STRUCTURAL EVOLUTION OF THE WESTERN DRAU RANGE, EASTERN ALPS: A DEXTRAL PRECURSOR OF THE PERIADRIATIC FAULT?
Within the DR, large tight high-amplitude, ca. E-trending, N-vergent folds prevail and indicate dominant N–S shortening. In the central and western part, the fold structure is overprinted by the DR South Margin (DRSM) fault representing a crustal-scale first-order strike-slip fault subparallel to the PA fault. The DRSM fault juxtaposes Permian-Lower Triassic siliciclastics to Middle Triassic to Jurassic carbonates, and incorporates major shear lenses of metamorphic basement rocks. Dislocation and counter-clockwise rotation of fold structures, including a prominent syncline with Jurassic formations, occurred along NW-trending splay faults. The Drautal fault is younger than the DRSM. A prominent WNW-trending sinistral strike-slip duplex (Pittsberg wedge) with more than 10 km lateral offset has an uncertain age-relationship to the DRSM. A conjugate shear system indicating N-S shortening displaces the DRSM. The youngest visible structures are the NW-trending Isel and Möll Valley faults, which are interpreted as Riedel shears to the PA fault.

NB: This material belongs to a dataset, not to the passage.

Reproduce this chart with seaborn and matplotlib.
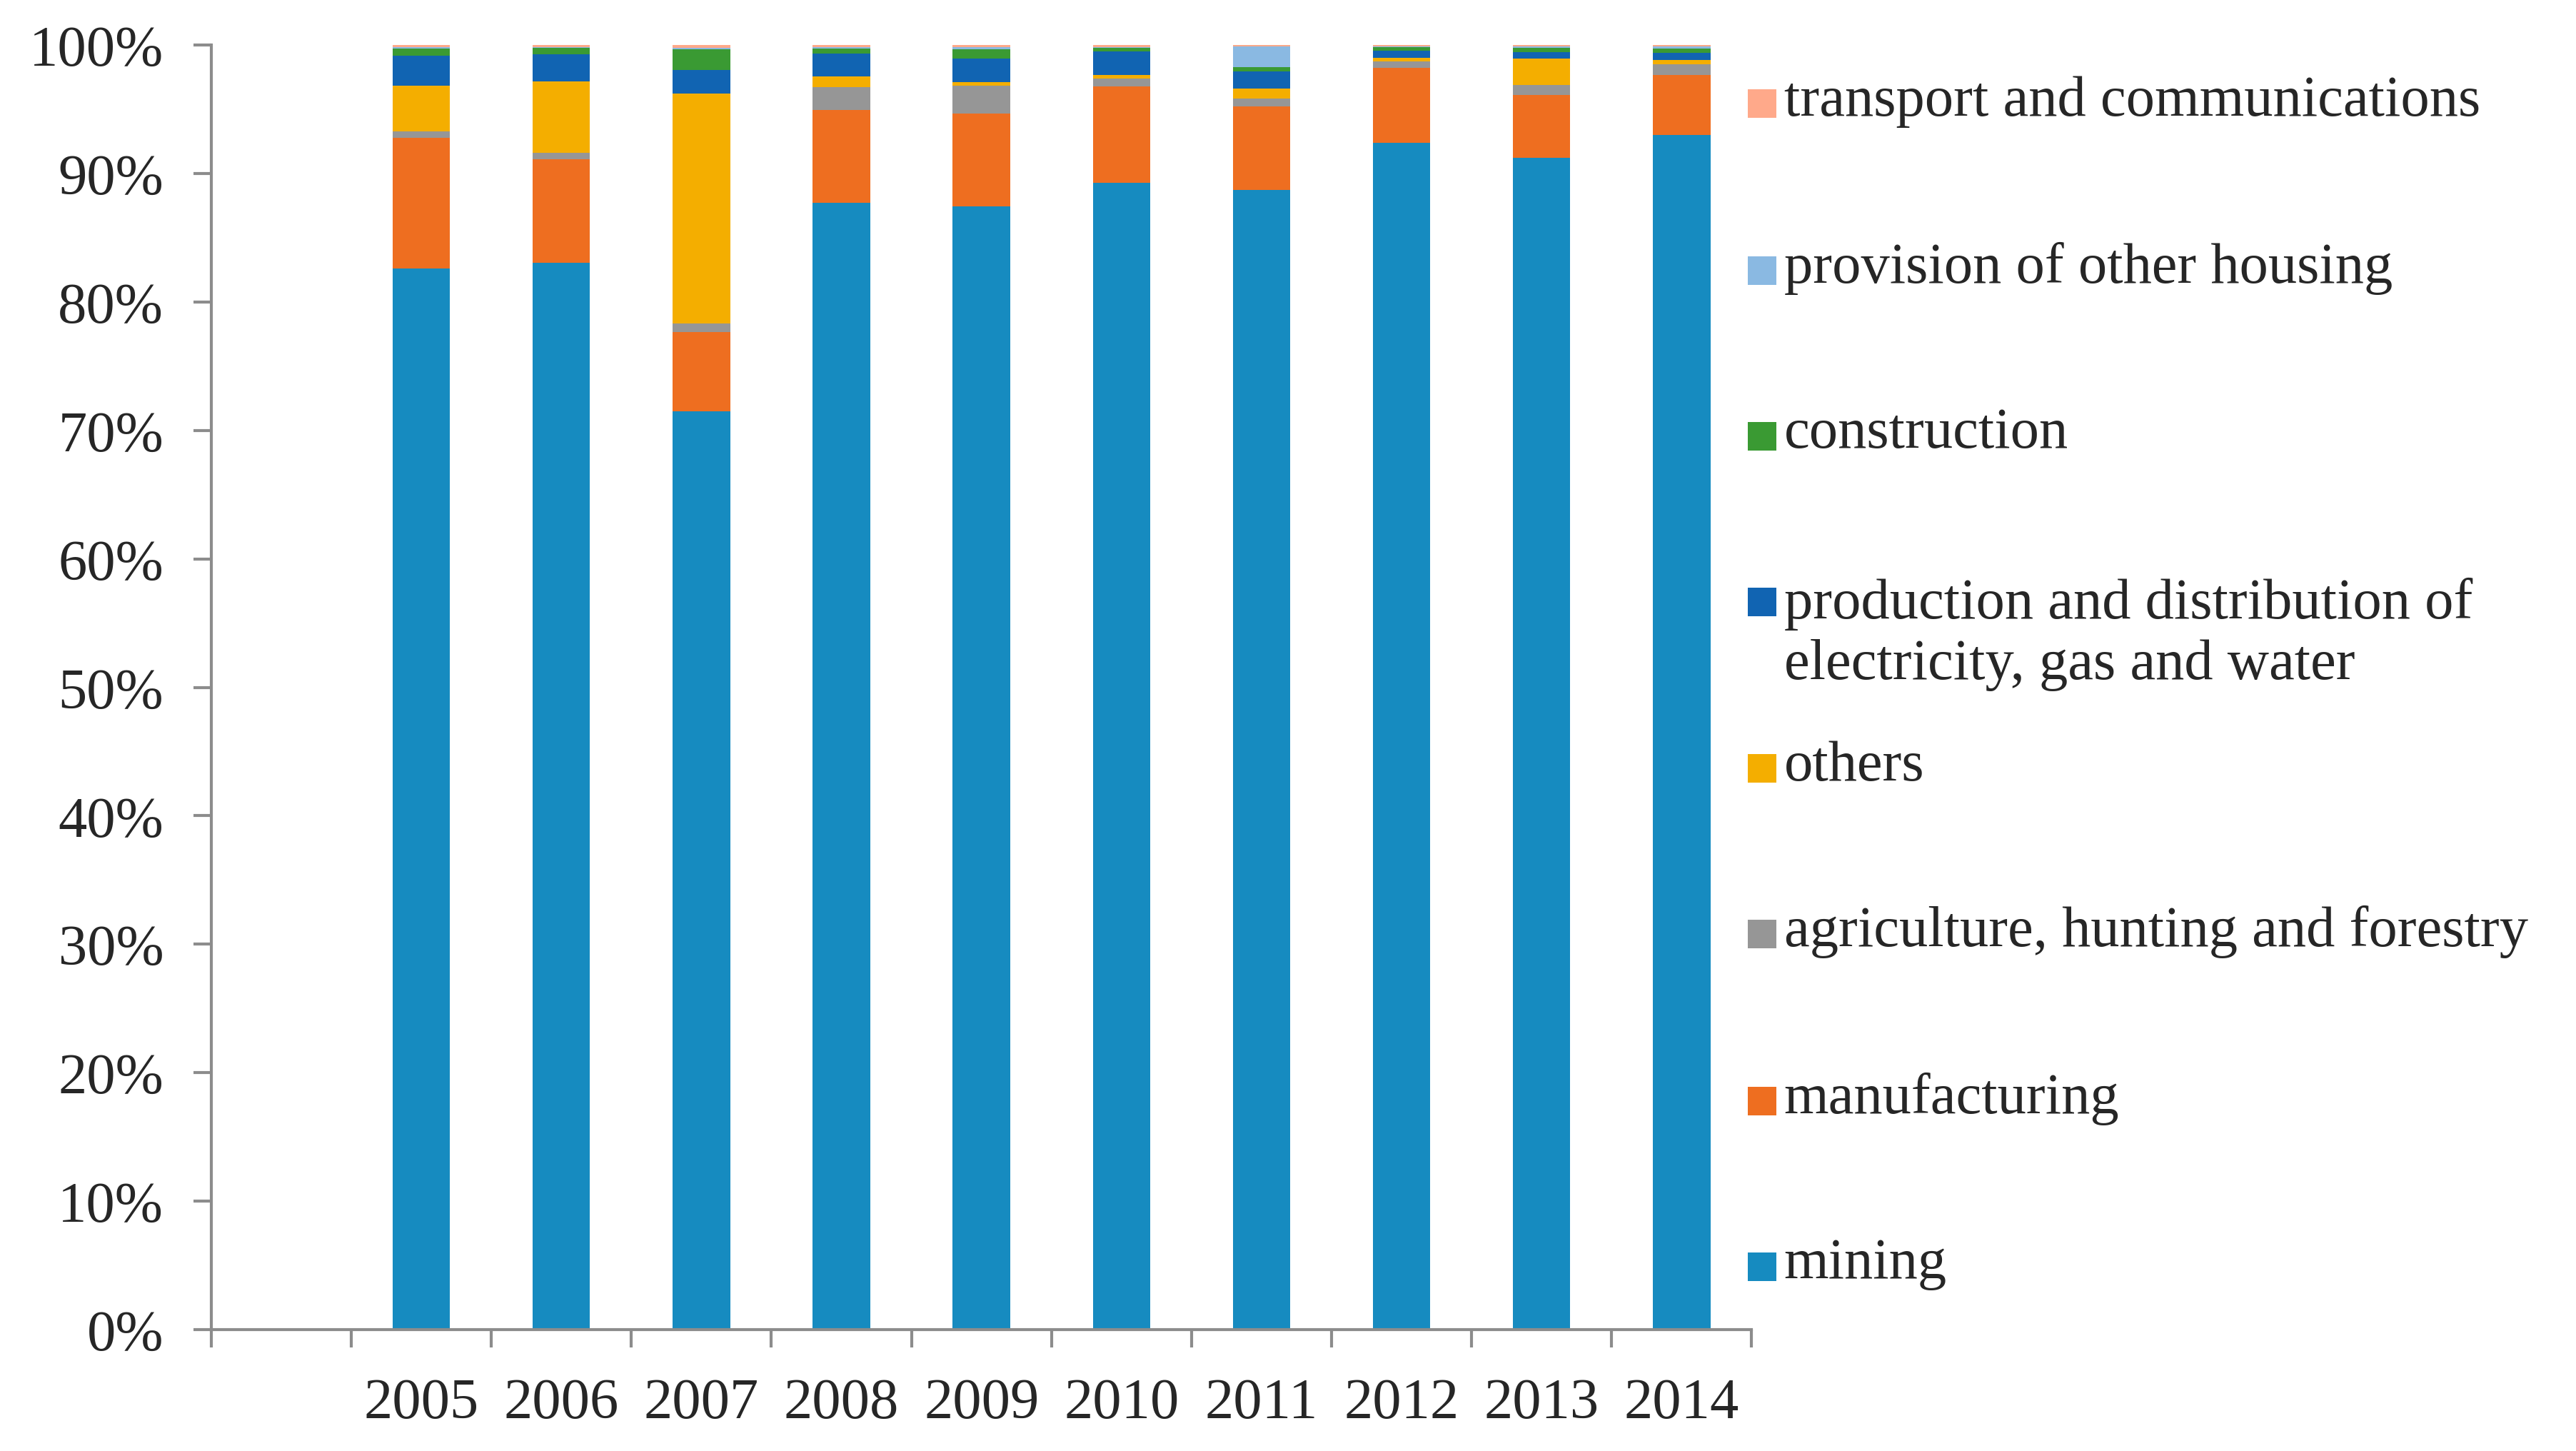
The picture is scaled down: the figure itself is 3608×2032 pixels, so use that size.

We discuss the tectonic significance of the DRSM together with other, hitherto not considered strike-slip faults (e.g. E-trending Bleiberg fault) along the southern margin of the DR and propose a tentative model: The DR is an original extension of the Mesozoic units now exposed 80 km to the W (Penserjoch), which was later disrupted by the Drautal and subsequently by the PA fault. In this case, the DRSM fault would represent a dextral precursor of the PA fault.